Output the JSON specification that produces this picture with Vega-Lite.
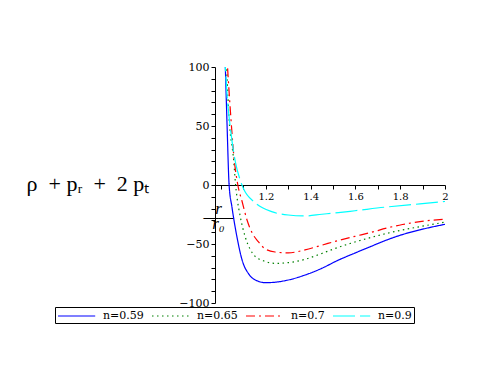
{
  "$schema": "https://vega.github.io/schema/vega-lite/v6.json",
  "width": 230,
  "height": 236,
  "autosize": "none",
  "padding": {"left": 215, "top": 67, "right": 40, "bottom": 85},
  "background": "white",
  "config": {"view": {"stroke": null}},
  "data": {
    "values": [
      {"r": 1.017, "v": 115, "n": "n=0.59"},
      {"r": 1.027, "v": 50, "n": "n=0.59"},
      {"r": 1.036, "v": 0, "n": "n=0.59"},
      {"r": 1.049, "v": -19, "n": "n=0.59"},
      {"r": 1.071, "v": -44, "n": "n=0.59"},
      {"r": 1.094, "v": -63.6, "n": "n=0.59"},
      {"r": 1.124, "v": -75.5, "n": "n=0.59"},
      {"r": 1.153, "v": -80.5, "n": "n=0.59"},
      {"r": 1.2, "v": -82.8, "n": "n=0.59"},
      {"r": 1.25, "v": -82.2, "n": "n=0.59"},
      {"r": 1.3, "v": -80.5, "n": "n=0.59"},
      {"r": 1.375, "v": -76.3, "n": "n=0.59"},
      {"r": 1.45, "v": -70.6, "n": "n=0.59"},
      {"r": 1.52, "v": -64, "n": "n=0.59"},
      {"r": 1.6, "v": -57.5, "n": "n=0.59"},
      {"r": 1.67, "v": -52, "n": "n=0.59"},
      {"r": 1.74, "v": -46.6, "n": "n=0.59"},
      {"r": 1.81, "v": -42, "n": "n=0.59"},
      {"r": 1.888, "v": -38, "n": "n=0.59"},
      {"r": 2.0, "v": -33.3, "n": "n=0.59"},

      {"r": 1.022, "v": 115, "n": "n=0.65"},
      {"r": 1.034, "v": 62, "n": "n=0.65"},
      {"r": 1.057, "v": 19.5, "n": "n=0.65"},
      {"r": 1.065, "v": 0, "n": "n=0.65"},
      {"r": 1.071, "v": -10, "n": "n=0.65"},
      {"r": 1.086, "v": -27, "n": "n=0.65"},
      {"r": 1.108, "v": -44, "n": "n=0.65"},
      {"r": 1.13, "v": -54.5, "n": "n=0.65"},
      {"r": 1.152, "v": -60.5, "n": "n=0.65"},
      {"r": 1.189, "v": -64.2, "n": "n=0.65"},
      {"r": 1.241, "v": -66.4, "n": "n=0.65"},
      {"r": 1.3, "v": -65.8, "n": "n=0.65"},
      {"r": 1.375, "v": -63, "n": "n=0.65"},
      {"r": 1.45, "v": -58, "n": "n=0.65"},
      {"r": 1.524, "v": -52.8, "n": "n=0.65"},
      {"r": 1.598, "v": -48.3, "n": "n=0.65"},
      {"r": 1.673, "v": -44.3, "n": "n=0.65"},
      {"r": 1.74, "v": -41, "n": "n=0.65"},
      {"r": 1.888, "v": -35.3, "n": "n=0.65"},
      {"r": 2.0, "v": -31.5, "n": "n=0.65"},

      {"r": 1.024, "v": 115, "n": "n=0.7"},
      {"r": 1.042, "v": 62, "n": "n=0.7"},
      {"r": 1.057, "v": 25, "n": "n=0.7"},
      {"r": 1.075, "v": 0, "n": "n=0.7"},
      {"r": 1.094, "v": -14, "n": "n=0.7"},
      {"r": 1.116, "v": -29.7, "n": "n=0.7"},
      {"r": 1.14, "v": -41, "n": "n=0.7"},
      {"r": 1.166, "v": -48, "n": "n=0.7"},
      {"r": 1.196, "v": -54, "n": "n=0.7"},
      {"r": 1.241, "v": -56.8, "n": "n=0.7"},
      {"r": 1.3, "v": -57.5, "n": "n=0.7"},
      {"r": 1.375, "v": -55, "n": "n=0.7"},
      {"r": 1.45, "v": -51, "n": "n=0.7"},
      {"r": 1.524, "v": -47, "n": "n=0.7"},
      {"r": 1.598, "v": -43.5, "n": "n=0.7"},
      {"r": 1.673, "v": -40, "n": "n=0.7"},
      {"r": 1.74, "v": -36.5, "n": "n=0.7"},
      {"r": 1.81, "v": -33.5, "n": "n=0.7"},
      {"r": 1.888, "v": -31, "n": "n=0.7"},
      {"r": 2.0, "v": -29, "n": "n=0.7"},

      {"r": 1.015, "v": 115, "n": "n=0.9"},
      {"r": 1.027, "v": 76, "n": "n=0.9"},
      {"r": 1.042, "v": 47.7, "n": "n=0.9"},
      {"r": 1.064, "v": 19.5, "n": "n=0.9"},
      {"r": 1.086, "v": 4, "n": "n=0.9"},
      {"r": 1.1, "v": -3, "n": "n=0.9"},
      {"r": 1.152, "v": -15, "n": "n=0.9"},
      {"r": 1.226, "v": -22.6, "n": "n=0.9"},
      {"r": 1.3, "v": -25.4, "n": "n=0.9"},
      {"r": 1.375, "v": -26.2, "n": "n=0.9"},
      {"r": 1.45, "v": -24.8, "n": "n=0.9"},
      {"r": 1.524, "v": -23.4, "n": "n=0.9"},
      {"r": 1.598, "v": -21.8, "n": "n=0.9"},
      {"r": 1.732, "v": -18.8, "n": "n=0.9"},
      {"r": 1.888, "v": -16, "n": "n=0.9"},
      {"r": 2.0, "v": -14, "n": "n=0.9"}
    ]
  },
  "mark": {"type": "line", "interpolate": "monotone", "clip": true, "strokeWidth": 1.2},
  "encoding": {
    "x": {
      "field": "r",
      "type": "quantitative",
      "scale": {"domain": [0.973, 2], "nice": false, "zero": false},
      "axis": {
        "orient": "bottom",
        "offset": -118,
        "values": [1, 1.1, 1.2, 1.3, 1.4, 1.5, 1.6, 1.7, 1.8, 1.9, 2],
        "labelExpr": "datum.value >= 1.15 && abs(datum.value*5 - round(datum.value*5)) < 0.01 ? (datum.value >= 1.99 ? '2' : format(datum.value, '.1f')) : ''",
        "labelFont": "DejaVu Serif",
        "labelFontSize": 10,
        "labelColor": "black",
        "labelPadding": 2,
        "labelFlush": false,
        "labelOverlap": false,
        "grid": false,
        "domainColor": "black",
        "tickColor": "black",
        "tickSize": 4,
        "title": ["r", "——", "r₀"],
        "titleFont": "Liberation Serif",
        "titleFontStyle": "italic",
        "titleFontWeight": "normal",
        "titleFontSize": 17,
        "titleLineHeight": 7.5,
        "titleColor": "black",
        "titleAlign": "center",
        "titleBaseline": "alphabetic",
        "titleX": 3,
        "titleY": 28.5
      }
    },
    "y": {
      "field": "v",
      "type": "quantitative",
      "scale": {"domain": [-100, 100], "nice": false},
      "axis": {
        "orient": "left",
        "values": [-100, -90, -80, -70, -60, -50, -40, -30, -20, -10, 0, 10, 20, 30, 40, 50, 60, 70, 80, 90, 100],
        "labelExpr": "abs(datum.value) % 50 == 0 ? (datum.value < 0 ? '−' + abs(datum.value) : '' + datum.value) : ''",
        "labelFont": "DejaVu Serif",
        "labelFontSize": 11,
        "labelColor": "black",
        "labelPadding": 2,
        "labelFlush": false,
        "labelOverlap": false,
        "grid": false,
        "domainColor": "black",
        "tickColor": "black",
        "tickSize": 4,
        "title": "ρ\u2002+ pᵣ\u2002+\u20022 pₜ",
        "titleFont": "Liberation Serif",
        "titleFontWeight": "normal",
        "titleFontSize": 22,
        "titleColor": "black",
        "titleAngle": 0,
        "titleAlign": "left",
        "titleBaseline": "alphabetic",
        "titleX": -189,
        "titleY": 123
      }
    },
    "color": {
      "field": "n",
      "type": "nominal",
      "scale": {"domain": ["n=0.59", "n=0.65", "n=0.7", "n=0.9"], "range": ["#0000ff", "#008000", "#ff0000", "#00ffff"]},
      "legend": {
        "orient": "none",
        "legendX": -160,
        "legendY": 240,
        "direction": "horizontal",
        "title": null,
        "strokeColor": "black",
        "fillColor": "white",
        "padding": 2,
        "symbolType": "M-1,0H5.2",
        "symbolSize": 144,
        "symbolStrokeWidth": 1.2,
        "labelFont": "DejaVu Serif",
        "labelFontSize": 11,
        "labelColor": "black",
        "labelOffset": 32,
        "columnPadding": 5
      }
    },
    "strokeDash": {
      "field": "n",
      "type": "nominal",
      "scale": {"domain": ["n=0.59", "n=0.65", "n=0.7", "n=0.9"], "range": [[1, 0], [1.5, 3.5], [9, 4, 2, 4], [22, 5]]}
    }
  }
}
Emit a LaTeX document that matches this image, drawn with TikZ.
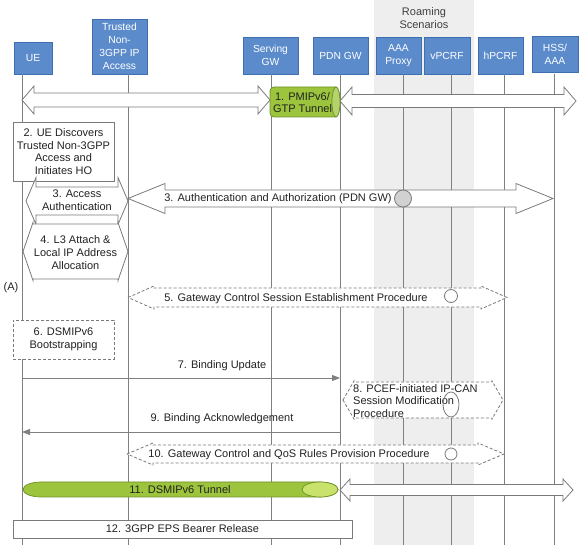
------------------------------------------------------------
### What the task asks
Go through the records. Copy each line where "with" appears.

### Complete answer
Output the JSON specification that produces this picture with Vega-Lite.
Emit a LaTeX document that matches this image, drawn with TikZ.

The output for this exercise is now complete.